In this study we have discussed the thermal origin of time on the basis of mathematical framework of information geometry. We have modeled a nonequilibrium relaxation process of the OM type in terms of a probability distribution function of events \(\{x\}\), \(P(x;t,\beta )\), in which time t and (inverse) temperature \(\beta\) are regarded as coarse-grained parameters. Relying on Bayes’ theorem, temperature and time are inferred statistically through measurements of the events. The relationship between time and temperature is then formulated in the framework of information geometry, in which the Fisher information metric plays an essential role. The usual recipe of the differential geometry in the two-dimensional parameter space of \(\beta\) and t leads to a simple equation for the scalar curvature as \(R = -1\).
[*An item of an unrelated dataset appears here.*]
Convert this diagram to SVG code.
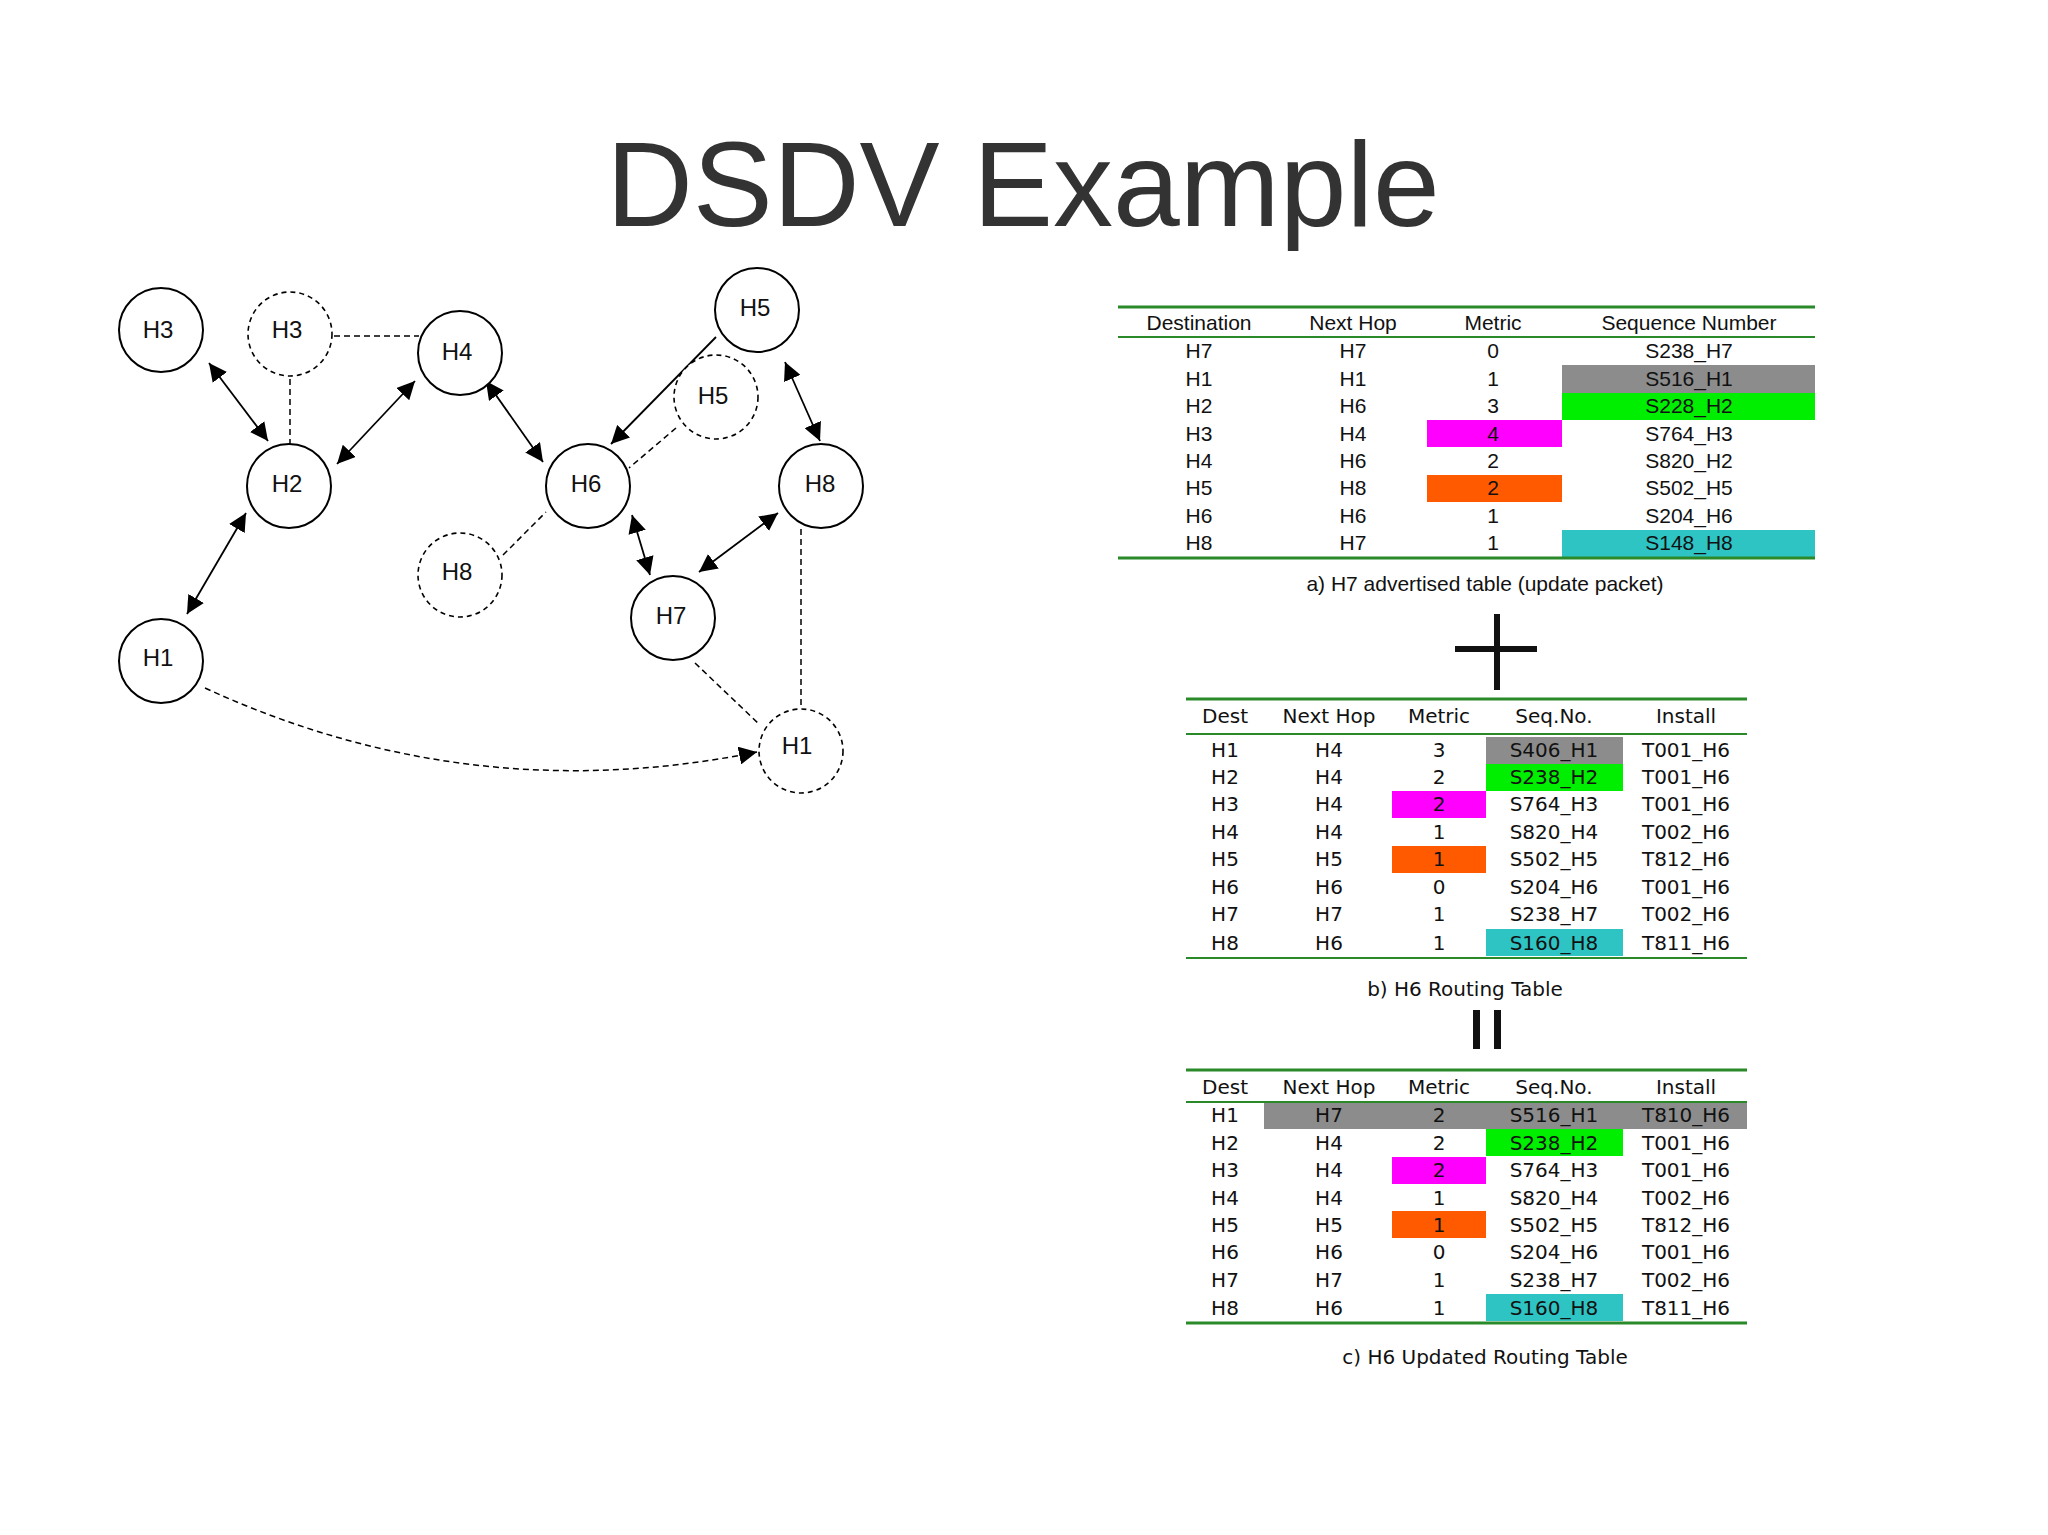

Then, we can form a reversed logic that this basic equation \(R = -1\) or \(R_{\mu \nu }=-g_{\mu \nu }/2\) has a solution for the Fisher information metric \(g_{\mu \nu }\) to characterize the relaxation process. Investigating the global behaviors of the metric tensors, we see a thermodynamic emergence of time.

This study has focused on a special case of the OM process for nonequilibrium relaxation phenomena. Therefore, we do not know how large a family of nonequilibrium processes can be described in terms of the present simple relation of \(R = -1\) obtained for the OM process. More generally, we may expect some equations such as dimensionless \(R =\) constant to describe a larger family of dynamical processes.

We have thus found in this work that the time and the temperature are essentially and intrinsically correlated. In particular, the present analysis provides a simple model to substantiate a concept that the time as a coarse-grained parameter appears in thermal manner through measurement or occurrence of events that take place statistically.